I received letter after letter from people from my church, family, friends saying "We're praying for you. We love you". What I didn't realize was that their "prayers" were really truly working.

Winter break. I broke down. I cried miserably the whole time and realized what I was doing wrong & what I lost. The weekend before exams, an incident happened and I wanted to stay home for good. I felt useless, worthless, and disappointed for even letting my body and mind stoop so low. So I was an emotional mess.

I decided to stay home, work fultime for a while and get back to my loving relationship with God. I didn't expect it to be as strong as I wanted or it to even happen as quickly as it did. It wasn't going to be easy. But one night I was driving home and I had the radio on. A Switchfoot song came on, "This is your life, are you who you want to be?", and I thought....'O God, this isn't about MY life, this is about OUR life together'...then another song came on the same radio station and the same band! This rarely happens! The next song was "Dare you to move, dare you lift yourself up off the floor". At this point, I had heard both songs plenty of times, but this was a true, real God experience because I was in the middle of the road driving, balling my eyes out. I pulled over, and got on my hands and knees and prayed harder than I have ever prayed. Ever. I surrendered every aspect of my life, fully, and put everything in God's hands, instead of my own.

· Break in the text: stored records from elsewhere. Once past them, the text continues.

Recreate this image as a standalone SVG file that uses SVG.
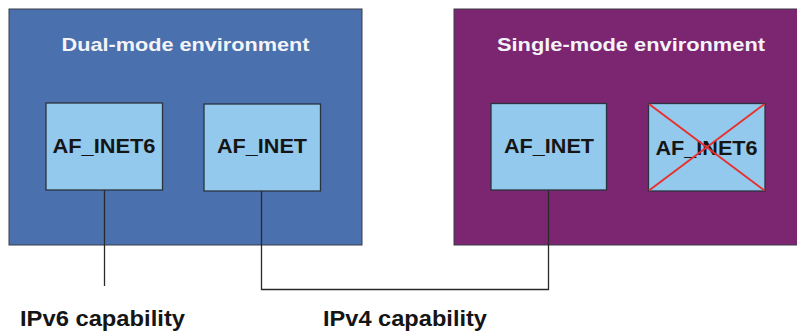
<svg xmlns="http://www.w3.org/2000/svg" width="797" height="333" viewBox="0 0 797 333">
<style>
.env{stroke:#3a3a48;stroke-width:1}
.node{fill:#93c9ec;stroke:#2a3340;stroke-width:1.3}
.title{font-family:"Liberation Sans",Arial,sans-serif;font-weight:bold;font-size:19px;fill:#f4f4f8;text-anchor:middle}
.lbl{font-family:"Liberation Sans",Arial,sans-serif;font-weight:bold;font-size:20px;fill:#151515;text-anchor:middle}
.cap{font-family:"Liberation Sans",Arial,sans-serif;font-weight:bold;font-size:22px;fill:#151515}
.conn{fill:none;stroke:#2a2a2a;stroke-width:1.3}
.cross{stroke:#e8302e;stroke-width:2}
</style>
<rect width="797" height="333" fill="#ffffff"/>
<g id="dual-env">
<rect class="env" x="9" y="9" width="353" height="236" fill="#4b70ae"/>
<text class="title" x="185.5" y="51" textLength="248" lengthAdjust="spacingAndGlyphs">Dual-mode environment</text>
</g>
<g id="single-env">
<rect class="env" x="454" y="9" width="345" height="236" fill="#7c2672"/>
<text class="title" x="631" y="51" textLength="268" lengthAdjust="spacingAndGlyphs">Single-mode environment</text>
</g>
<g id="connectors">
<path class="conn" d="M104.5 190 V286"/>
<path class="conn" d="M261.5 191 V289.5 H548.5 V190"/>
</g>
<g id="dual-inet6">
<rect class="node" x="46" y="103" width="116.5" height="87"/>
<text class="lbl" x="104" y="152.5" textLength="103" lengthAdjust="spacingAndGlyphs">AF_INET6</text>
</g>
<g id="dual-inet">
<rect class="node" x="204" y="104" width="116.5" height="87"/>
<text class="lbl" x="262" y="153" textLength="90" lengthAdjust="spacingAndGlyphs">AF_INET</text>
</g>
<g id="single-inet">
<rect class="node" x="491" y="103.5" width="115.5" height="86.5"/>
<text class="lbl" x="549" y="153" textLength="90" lengthAdjust="spacingAndGlyphs">AF_INET</text>
</g>
<g id="single-inet6">
<rect class="node" x="648.5" y="103.5" width="116.5" height="87.5"/>
<text class="lbl" x="706.5" y="155" textLength="102" lengthAdjust="spacingAndGlyphs">AF_INET6</text>
<line class="cross" x1="649" y1="104" x2="764.5" y2="190.5"/>
<line class="cross" x1="764.5" y1="104" x2="649" y2="190.5"/>
</g>
<text class="cap" x="20" y="326" textLength="165" lengthAdjust="spacingAndGlyphs">IPv6 capability</text>
<text class="cap" x="323" y="326" textLength="164" lengthAdjust="spacingAndGlyphs">IPv4 capability</text>
</svg>
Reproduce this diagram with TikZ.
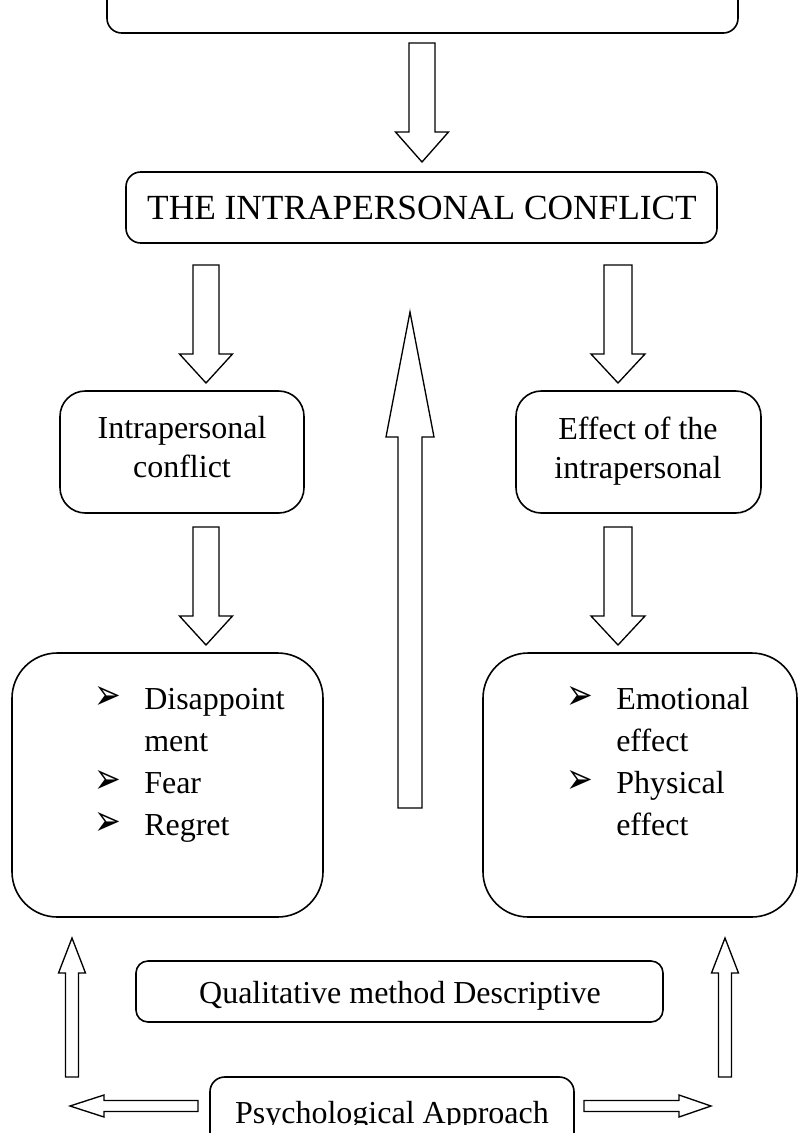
\documentclass[tikz,border=0pt]{standalone}
\usepackage{fontspec}
\setmainfont{Liberation Serif}
\newfontfamily\symfont{DejaVu Sans}
\usetikzlibrary{calc}
% block arrows: (x centre : tail y : head base y : tip y : half shaft : half head)
\def\vblock(#1:#2:#3:#4:#5:#6){\draw[blockarr] ({#1-#5},#2) -- ({#1-#5},#3) -- ({#1-#6},#3) -- (#1,#4) -- ({#1+#6},#3) -- ({#1+#5},#3) -- ({#1+#5},#2) -- cycle;}
\def\hblock(#1:#2:#3:#4:#5:#6){\draw[blockarr] (#2,{#1-#5}) -- (#3,{#1-#5}) -- (#3,{#1-#6}) -- (#4,#1) -- (#3,{#1+#6}) -- (#3,{#1+#5}) -- (#2,{#1+#5}) -- cycle;}
\newcommand{\bul}{{\symfont\fontsize{24}{24}\selectfont\scalebox{1}[1.35]{➢}}}

\begin{document}
\begin{tikzpicture}[x=0.75pt,y=-0.75pt,
	box/.style={draw,line width=1.2pt},
	blockarr/.style={draw,line width=1pt,fill=white},
	txt/.style={anchor=base,inner sep=0pt,font=\fontsize{24}{30}\selectfont},
	item/.style={txt,anchor=base west}]
			%%%%% START %%%%%
			\useasboundingbox (0,0) rectangle (798,1133);
			\clip (0,0) rectangle (798,1133);
			
			\draw[box,rounded corners=11pt] (107,-40) rectangle (738,33);
			\vblock(422:43:132:162:13:26.5)
			
			\draw[box,rounded corners=11pt] (126,172) rectangle (717,243);
			\node[txt,font=\fontsize{26.5}{32}\selectfont] (conflict) at (422,219.5) {THE INTRAPERSONAL CONFLICT};
			
			\vblock(206:265:354:383:13:26.5)
			\vblock(618:265:354:383:14:27)
			
			\draw[box,rounded corners=19pt] (60,391) rectangle (304,513);
			\node[txt] (intra1) at (182,438) {Intrapersonal};
			\node[txt] (intra2) at (182,477) {conflict};
			
			\draw[box,rounded corners=19pt] (516,391) rectangle (761,513);
			\node[txt] (effect1) at (638,439) {Effect of the};
			\node[txt] (effect2) at (638,478) {intrapersonal};
			
			\vblock(410:808:437:312:12:24)
			
			\vblock(206:527:616:645:13:26.5)
			\vblock(618:527:616:645:14:27)
			
			\draw[box,rounded corners=34pt] (12,653) rectangle (323,917);
			\node[txt] (b1) at (108,709) {\bul};
			\node[item] (disap) at (144,709) {Disappoint};
			\node[item] (ment) at (144,751) {ment};
			\node[txt] (b2) at (108,793) {\bul};
			\node[item] (fear) at (144,793) {Fear};
			\node[txt] (b3) at (108,835) {\bul};
			\node[item] (regret) at (144,835) {Regret};
			
			\draw[box,rounded corners=34pt] (483,653) rectangle (797,917);
			\node[txt] (b4) at (580,709) {\bul};
			\node[item] (emo) at (616,709) {Emotional};
			\node[item] (emoeff) at (616,751) {effect};
			\node[txt] (b5) at (580,793) {\bul};
			\node[item] (phys) at (616,793) {Physical};
			\node[item] (physeff) at (616,835) {effect};
			
			\vblock(72:1077:973:938:6.5:13.5)
			\vblock(725:1077:973:938:6.5:13.5)
			
			\draw[box,rounded corners=9pt] (136,961) rectangle (663,1022);
			\node[txt] (method) at (400,1003) {Qualitative method Descriptive};
			
			\draw[box,rounded corners=11pt] (210,1077) rectangle (574,1170);
			\begin{scope}
				\clip (210,1077) rectangle (574,1124);
				\node[txt] (approach) at (392,1123) {Psychological Approach};
			\end{scope}
			
			\hblock(1106:198:104:70:5.5:11)
			\hblock(1106:584:679:711:5.5:11)
			%%%%% END %%%%%
\end{tikzpicture}
\end{document}
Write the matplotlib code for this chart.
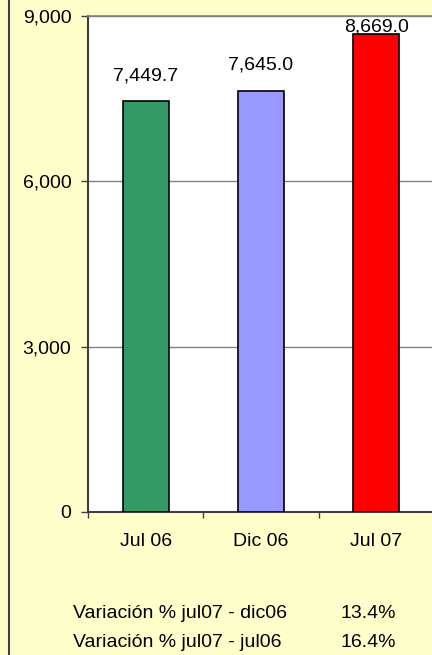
import matplotlib
matplotlib.use("Agg")
import matplotlib.pyplot as plt
from matplotlib.lines import Line2D

plt.rcParams["font.family"] = ["Liberation Sans", "DejaVu Sans"]

categories = ["Jul 06", "Dic 06", "Jul 07"]
values = [7449.7, 7645.0, 8669.0]
colors = ["#339966", "#9999FF", "#FF0000"]
yticks = [0, 3000, 6000, 9000]
notes = ["Variación % jul07 - dic06", "Variación % jul07 - jul06"]
note_values = ["13.4%", "16.4%"]

W, H = 432, 655
fs = 14
fig = plt.figure(figsize=(W / 100, H / 100), dpi=100)
fig.patch.set_facecolor("#FFFFCC")

ax = fig.add_axes([88 / W, 1 - 512 / H, 346 / W, 496 / H])
ax.set_facecolor("white")
x = list(range(len(categories)))
ax.bar(x, values, width=0.4, color=colors, edgecolor="black", linewidth=1.2, zorder=3)
ax.set_xlim(-0.5, 2.5)
ax.set_ylim(0, 9000)

ax.set_yticks(yticks)
ax.set_yticklabels([f"{v:,}" for v in yticks])
ax.tick_params(axis="y", length=5, width=1, color="#404040", pad=7, labelsize=fs)
ax.yaxis.grid(True, color="#808080", linewidth=1)
ax.set_axisbelow(True)

ax.set_xticks(x)
ax.set_xticklabels(categories)
ax.set_xticks([-0.5, 0.5, 1.5, 2.5], minor=True)
ax.tick_params(axis="x", which="major", length=0, pad=15, labelsize=fs)
ax.tick_params(axis="x", which="minor", length=4, width=1, color="#404040")

for side in ["left", "bottom"]:
    ax.spines[side].set_color("#404040")
    ax.spines[side].set_linewidth(1.5)
ax.spines["top"].set_color("#808080")
ax.spines["top"].set_linewidth(1.2)
ax.spines["right"].set_visible(False)

# value labels: ~21px above the bar, pushed down if it would leave the plot
px_per_unit = 496 / 9000
for xi, v in zip(x, values):
    room = (9000 - v) * px_per_unit
    gap = min(21, room - 16)
    ax.annotate(f"{v:,.1f}", (xi, v), xytext=(0, gap * 0.72), textcoords="offset points",
                ha="center", va="baseline", fontsize=fs, annotation_clip=False)

# left border line of the box
fig.add_artist(Line2D([9 / W, 9 / W], [0, 1], transform=fig.transFigure,
                      color="#404040", linewidth=1.5))

for i, (label, val) in enumerate(zip(notes, note_values)):
    yb = 1 - (618 + i * 29) / H
    fig.text(73 / W, yb, label, ha="left", va="baseline", fontsize=fs)
    fig.text(396 / W, yb, val, ha="right", va="baseline", fontsize=fs)

fig.savefig("out.png", dpi=100, facecolor=fig.get_facecolor())
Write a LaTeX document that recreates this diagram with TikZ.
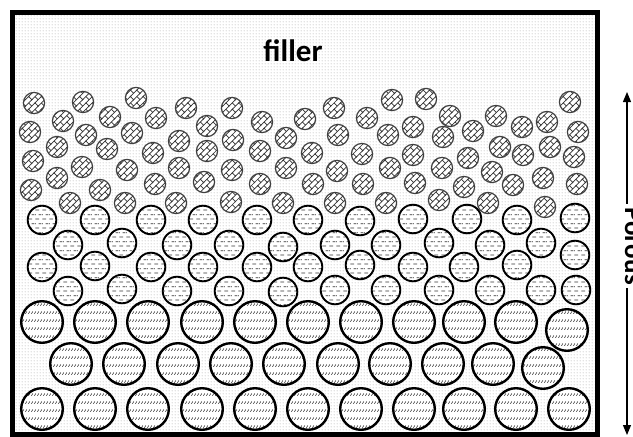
\documentclass[tikz,border=0pt]{standalone}
\usepackage{fontspec}
\setmainfont{Carlito}
\usetikzlibrary{patterns,patterns.meta,arrows.meta}

\tikzdeclarepattern{
  name=fillerdots, type=uncolored,
  bottom left={(0pt,0pt)}, top right={(3pt,3pt)}, tile size={(3pt,3pt)},
  code={\fill (1.5pt,1.5pt) circle[radius=0.55pt];}
}
\tikzdeclarepattern{
  name=brickdiag, type=uncolored,
  bottom left={(-1pt,-1pt)}, top right={(10pt,10pt)}, tile size={(9pt,9pt)},
  tile transformation={rotate=45},
  code={\draw[line width=0.7pt] (-1pt,0pt)--(10pt,0pt) (-1pt,4.5pt)--(10pt,4.5pt)
        (0pt,0pt)--(0pt,4.5pt) (4.5pt,4.5pt)--(4.5pt,9pt);}
}
\tikzdeclarepattern{
  name=dashrows, type=uncolored,
  bottom left={(0pt,0pt)}, top right={(7pt,9pt)}, tile size={(7pt,9pt)},
  code={\draw[line width=0.75pt] (0.5pt,2.25pt)--(4.5pt,2.25pt)
        (4pt,6.75pt)--(7pt,6.75pt) (0pt,6.75pt)--(1pt,6.75pt);}
}
\tikzdeclarepattern{
  name=slashbands, type=uncolored,
  bottom left={(0pt,0pt)}, top right={(2.8pt,7.5pt)}, tile size={(2.8pt,7.5pt)},
  code={\draw[line width=0.6pt] (0.5pt,1.2pt)--(1.9pt,3.8pt);}
}

\tikzset{
  smallc/.style={draw=black!75, line width=1.2pt, preaction={fill=white},
                 pattern=brickdiag, pattern color=black!80},
  medc/.style={draw=black, line width=1.9pt, preaction={fill=white},
               pattern=dashrows, pattern color=black!80},
  bigc/.style={draw=black, line width=2.4pt, preaction={fill=white},
               pattern=slashbands, pattern color=black!80},
  labelfont/.style={font=\bfseries\fontsize{31}{36}\selectfont},
  sidefont/.style={font=\bfseries\fontsize{27}{32}\selectfont},
  dblarrow/.style={{Triangle[length=10pt,width=8pt]}-{Triangle[length=10pt,width=8pt]}, line width=1.1pt}
}

\begin{document}
\begin{tikzpicture}[x=1pt,y=-1pt]
\useasboundingbox (0,0) rectangle (633,437);
\fill[white] (0,0) rectangle (633,437);
% background filler
\fill[white] (12.5,12.5) rectangle (597.5,434.5);
\fill[pattern=fillerdots, pattern color=black!45] (12.5,12.5) rectangle (597.5,434.5);

% small particles
\foreach \x/\y in {34/103,83/102,136/98,186/108,232/108,334/108,392/100,426/99,570/102,
  63/121,110/117,156/118,207/126,262/122,305/119,367/118,450/116,496/116,547/122,
  30/132,86/135,132/133,179/141,233/140,286/138,338/135,388/135,413/127,443/137,473/131,522/127,578/132,
  57/147,107/149,153/153,207/151,260/151,312/153,362/154,413/155,500/147,550/147,
  33/161,82/167,127/170,179/168,232/170,286/168,337/171,390/168,442/168,468/158,523/155,574/157,
  57/178,155/184,204/182,260/184,313/184,363/184,415/183,464/187,513/185,577/184,492/172,543/178,
  31/190,100/190,
  70/203,125/203,176/203,231/202,283/203,335/203,386/203,439/200,488/203,545/207}
  \draw[smallc] (\x,\y) circle[radius=10.6pt];

% medium particles
\foreach \x/\y in {42/220,95/220,151/220,203/220,257/220,308/220,360/221,413/219,467/219,517/220,575/218,
  68/245,122/243,177/245,229/245,283/247,335/245,386/245,439/243,490/245,541/243,575/255,
  42/267,95/266,151/267,203/267,257/267,308/267,360/265,413/267,464/267,517/265,
  68/291,122/289,177/291,229/291,283/292,335/290,386/290,439/290,490/290,541/290,576/290}
  \draw[medc] (\x,\y) circle[radius=14.3pt];

% large particles
\foreach \x/\y in {42/322,95/322,148/322,202/322,255/322,308/322,361/322,414/322,464/322,516/322,567/330,
  71/364,124/364,178/364,231/364,284/364,338/364,390/364,443/364,493/364,543/368,
  42/409,95/409,148/409,202/409,255/409,308/409,361/409,414/409,464/409,516/409,569/409}
  \draw[bigc] (\x,\y) circle[radius=20.8pt];

% frame
\draw[line width=5pt] (12.5,12.5) rectangle (597.5,434.5);

\node[labelfont, inner sep=0pt] (filler) at (293,51) {filler};

% side arrow
\coordinate (atop) at (627,92);
\coordinate (abot) at (627,435);
\draw[dblarrow] (atop) -- (abot);
\node[sidefont, fill=white, rotate=-90, anchor=base, inner sep=3pt] (porous) at (625,246) {Porous};
\end{tikzpicture}
\end{document}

That was the most peaceful feeling ever. Here I am now with a wonderful relationship with my parents, amazing accountability partners and this intense passion to help others the way God wants me too.

Now the best part of a testimony...is the redemption. God is so amazing that He truly cleans us white as snow and tells us He will protect us. I am stating the fact that no matter what you or anyone may have been through, God can make the path a little easier if you just surrender to Him.

"The temptations in your life are no different from what others experience. And God is faithful. He will not allow the temptation to be more than you can stand. When you are tempted, he will show you a way out so that you can endure."